Documentarista sui generis, redattore di riflessioni ricche di ironia e profondità, McElwee realizza con Photographic memory un video-diario più personale di altri, un film-saggio nel quale è più volte costretto a guardarsi (non solo metaforicamente) allo specchio.
La memoria fotografica in senso stretto è proprio ciò che Ross uomo, prima ancora che regista del documentario, non possiede in questo particolare frangente; al punto che non si accorge che il negozio di Maurice si trovava esattamente nell'edificio che ora vede tutti i giorni, di fronte ai propri occhi. Eppure il film, che non sfrutta materiale d'archivio alcuno, fatta eccezione per un paio di filmati di Adrian bambino, è fatto essenzialmente proprio dei due ingredienti del titolo: ricordi e fotografie.

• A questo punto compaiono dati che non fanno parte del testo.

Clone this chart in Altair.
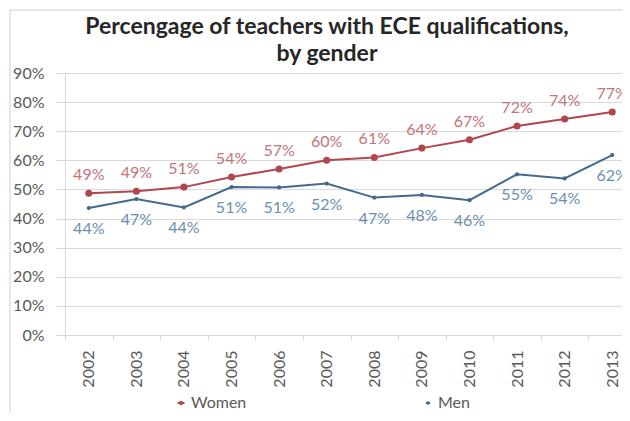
import altair as alt
import pandas as pd

years = ["2002", "2003", "2004", "2005", "2006", "2007", "2008", "2009", "2010", "2011", "2012", "2013"]
women = [0.487, 0.494, 0.508, 0.543, 0.570, 0.600, 0.610, 0.642, 0.671, 0.718, 0.742, 0.766]
men = [0.436, 0.467, 0.438, 0.508, 0.507, 0.520, 0.472, 0.481, 0.463, 0.552, 0.538, 0.618]
series_names = ["Women", "Men"]
y_ticks = [0.0, 0.1, 0.2, 0.3, 0.4, 0.5, 0.6, 0.7, 0.8, 0.9]
title_lines = ["Percengage of teachers with ECE qualifications,", "by gender"]

rows = []
for y, w, m in zip(years, women, men):
    rows.append({"year": y, "series": "Women", "value": w})
    rows.append({"year": y, "series": "Men", "value": m})
df = pd.DataFrame(rows)

W_LINE = "#b0474f"
M_LINE = "#44698f"
W_TEXT = "#c4737a"
M_TEXT = "#6a8db2"
FONT = "Lato"
GRID = "#d9d9d9"
AXIS_TXT = "#595959"

PLOT_W = 557
PLOT_H = 262
X_RANGE = 571

x_enc = alt.X(
    "year:O",
    sort=years,
    scale=alt.Scale(type="band", paddingInner=0, paddingOuter=0, range=[0, X_RANGE]),
    bandPosition=0.5,
    axis=alt.Axis(
        title=None, labelAngle=270, labelAlign="right", labelBaseline="middle",
        labelFontSize=16, labelColor=AXIS_TXT, labelFont=FONT, labelPadding=10,
        tickBand="extent", tickSize=5, tickColor=GRID, domainColor=GRID,
        grid=False,
    ),
)
y_enc = alt.Y(
    "value:Q",
    scale=alt.Scale(domain=[0, 0.9], nice=False, zero=True),
    axis=alt.Axis(
        title=None, values=y_ticks, format=".0%", labelFontSize=16,
        labelColor=AXIS_TXT, labelFont=FONT, labelPadding=12, tickSize=9,
        tickColor=GRID, domainColor=GRID, gridColor=GRID,
    ),
)
color_enc = alt.Color(
    "series:N",
    scale=alt.Scale(domain=series_names, range=[W_LINE, M_LINE]),
    sort=series_names,
    legend=alt.Legend(
        title=None, orient="none", direction="horizontal", legendX=108, legendY=322,
        symbolType="M-1,0H1M-0.35,0A0.35,0.35,0,1,1,0.35,0A0.35,0.35,0,1,1,-0.35,0Z",
        symbolSize=256, symbolStrokeWidth=2, labelFontSize=16, labelColor=AXIS_TXT,
        labelFont=FONT, columnPadding=173, labelOffset=2,
    ),
)

base = alt.Chart(df)

lines = base.mark_line(strokeWidth=2).encode(x=x_enc, y=y_enc, color=color_enc)
points = base.mark_point(filled=True, opacity=1).encode(
    x=x_enc, y=y_enc,
    color=alt.Color("series:N", scale=alt.Scale(domain=series_names, range=[W_LINE, M_LINE]), legend=None),
    size=alt.Size("series:N", scale=alt.Scale(domain=series_names, range=[50, 18]), legend=None),
)
w_text = base.transform_filter(alt.datum.series == "Women").mark_text(
    dy=-18, fontSize=16, font=FONT, color=W_TEXT
).encode(x=x_enc, y=y_enc, text=alt.Text("value:Q", format=".0%"))
m_text = base.transform_filter(alt.datum.series == "Men").mark_text(
    dy=21, fontSize=16, font=FONT, color=M_TEXT
).encode(x=x_enc, y=y_enc, text=alt.Text("value:Q", format=".0%"))

frame_data = alt.Data(values=[{"k": 1}])
top_border = alt.Chart(frame_data).mark_rule(color="#d0d0d0", strokeWidth=1).encode(
    x=alt.value(-55), x2=alt.value(PLOT_W + 10), y=alt.value(-63)
)
left_border = alt.Chart(frame_data).mark_rule(color="#d0d0d0", strokeWidth=1).encode(
    x=alt.value(-55), y=alt.value(-63), y2=alt.value(PLOT_H + 80)
)
title_1 = alt.Chart(frame_data).mark_text(
    font=FONT, fontSize=23, fontWeight="bold", color="#262626", align="center", baseline="middle"
).encode(x=alt.value(262), y=alt.value(-46), text=alt.value(title_lines[0]))
title_2 = alt.Chart(frame_data).mark_text(
    font=FONT, fontSize=23, fontWeight="bold", color="#262626", align="center", baseline="middle"
).encode(x=alt.value(262), y=alt.value(-19), text=alt.value(title_lines[1]))

chart = alt.layer(top_border, left_border, title_1, title_2, lines, points, w_text, m_text).properties(
    width=PLOT_W,
    height=PLOT_H,
    autosize=alt.AutoSizeParams(type="none"),
    padding={"left": 57, "top": 65, "right": 0, "bottom": 78},
).configure_view(stroke=None).configure(background="white")

chart.save("out.html", embed_options={"renderer": "svg", "actions": False})
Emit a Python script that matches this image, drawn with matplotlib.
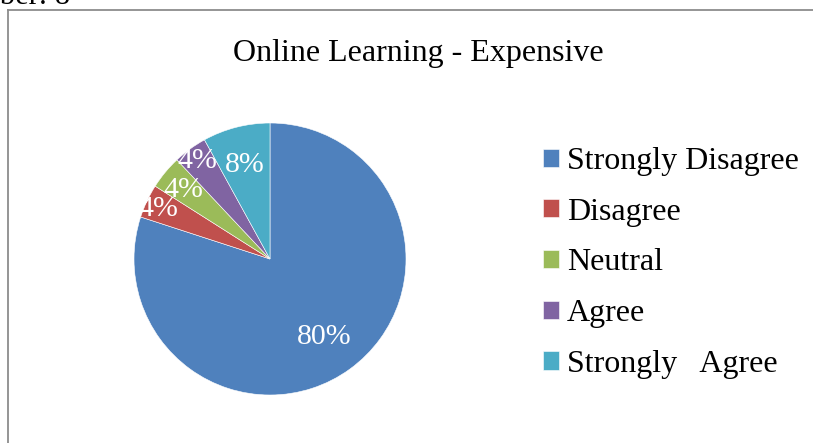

Meditazione proustiana sul passare del tempo, sulla pratica della fotografia e del cinema, sul conflitto tra digitale e analogico e parallelamente sullo strappo anagrafico tra padre e figlio, il film è tanto più gradevole in quanto, pur avendo a che fare con una materia tra le più sfuggenti, perviene ad un risultato onesto e commovente, spoglio di qualsiasi tentazione retorica o narcisistica.